The urban canopy formed by the buildings and the surrounding space has a profound impact on the processes in the atmospheric surface layer. For example, if we consider the low level dispersion of pollutants, we have competing mechanisms that increase or decrease the concentrations in the canopy as compared with flat terrain. The decreased average flow in the canopy leads to a decreased dilution and therefore to an increase of the concentrations. On the other hand, the increased turbulence intensity tend to decrease the concentrations. Depending on the situation, as reported by several authors, the concentrations in the canopy can either be lower or greater than the flat terrain value.

To investigate this and other issues, we have performed detailed, high resolution, numerical simulations of the flow in and above an idealized urban canopy, using a E-e turbulence closure model. The idealized canopy is formed by a regular array of obstacles, either cubes or billboards, with different geometrical layout (square and staggered). Different source position relative to the obstacles and different source heights are investigated. The simulations are performed at full scale, not laboratory scale.

The tridimensional fields around the obstacles are used to compute the cross stream averaged vertical concentration profiles. These profiles are then compared for different geometry to identify the effect of the canopy. Previously we had performed similar analyses with the mean velocity and turbulence and compared them with laboratory measurements and field data.

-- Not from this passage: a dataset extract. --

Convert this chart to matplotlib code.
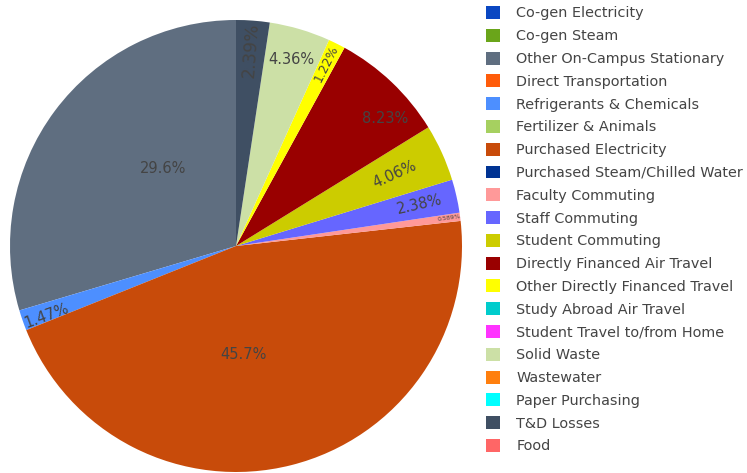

For the concentration, when we compare then with the flat terrain profile, we find that in all cases the values just above the canopy are higher, corresponding to better mixed profiles, up to 2 or 3 canopy height. Above that, the flat terrain concentrations are systematically higher, in accordance with a simple mass balance. In the canopy itself, however, we have mixed results with sometime lower and sometime higher concentrations, which are obtained for cube obstacles in a square configuration.